Editor’s Note: Keep up fight for worker freedom
Teachers and other public employees who had hoped the Supreme Court would allow them to skip paying fees as a condition of employment got another rejection from the court last week.
The High Court denied a petition from California teachers to rehear their case. In March, the court issued a one-line 4-4 decision — split following the death of Justice Antonin Scalia, who had been expected to side with the teachers in the case.
Friedrichs v. California Teachers Association had the potential to turn union operations on their head by ending the practice of agency fees, which are demanded of public employees who opt out of paying full union dues. In the case of the California teachers, they have to pay about $650 a year in agency fees to keep their jobs. If the court had ruled in favor of these teachers, it would have extended right-to-work protections to public employees in the 24 states that haven’t passed these laws. Michigan’s right-to-work law went into effect in 2013.
The nine teachers in this case, led by Rebecca Friedrichs, didn’t think that it was fair for them to be forced to pay these fees, which they believed were a violation of their First Amendment rights.

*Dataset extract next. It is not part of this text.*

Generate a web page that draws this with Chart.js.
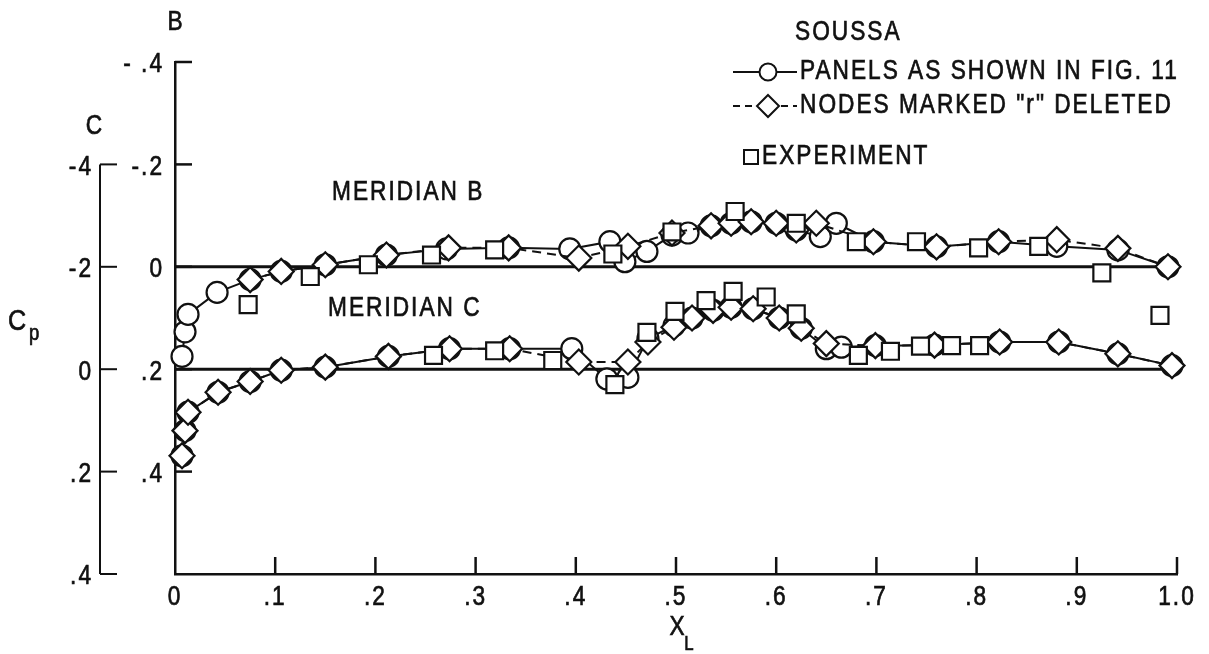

Collective bargaining, which agency fees support, is “inherently political,” they argued; plus, it is hard to distinguish between money spent on contracts and what is spent on the union’s overt political activities.
This case may have run its course, but it’s not the end of the fight. Similar cases involving public employee unions are moving through the lower courts, and it’s likely one of them will land before the Supreme Court.